Numerical investigation of MHD stagnation point flow and heat transfer over a permeable shrinking sheet with external magnetic field, viscous dissipation and Joule heating

Abstract

The present study considers the steady laminar magnetohydrodynamic (MHD) boundary layer flow of a viscous and incompressible electrically conducting fluid near the stagnation point on a horizontal continuously shrinking surface, with variable wall temperature and a constant magnetic field applied normal to the surface of the sheet. The surface is assumed to be permeable, allowing either suction or injection at the wall. By introducing an appropriate similarity transformation, the governing system of partial differential equations is first transformed into a system of ordinary differential equations, which is then solved numerically using an implicit finite-difference scheme known as the Keller-box method for some values of the selected parameters.
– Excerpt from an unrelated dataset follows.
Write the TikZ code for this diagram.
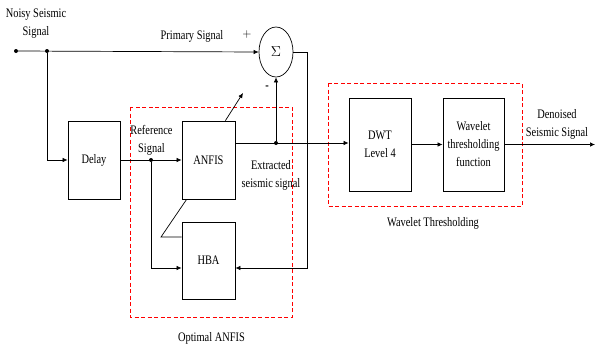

The effects of the governing parameters, namely the shrinking parameter λ, the suction parameter f0 and the magnetic parameter M on the skin friction coefficient, the local Nusselt number as well as the velocity and temperature profiles are determined and discussed. For the present study, the analysis is limited to the case where the Prandtl number is fixed at unity, i.e. Pr = 1 and the Eckert number, Ec = 0.5. It is found that solutions for the shrinking sheet only exist when the magnitude of the shrinking parameter is less than some limiting critical value λc. Where solutions do exist, they are either a unique solution or dual solutions, and for large enough suction at the wall, there may even be triple solutions. For the shrinking sheet, in the presence of viscous dissipation and Joule heating, the magnetic field increases the surface shear stress and slightly increases the surface heat transfer rate.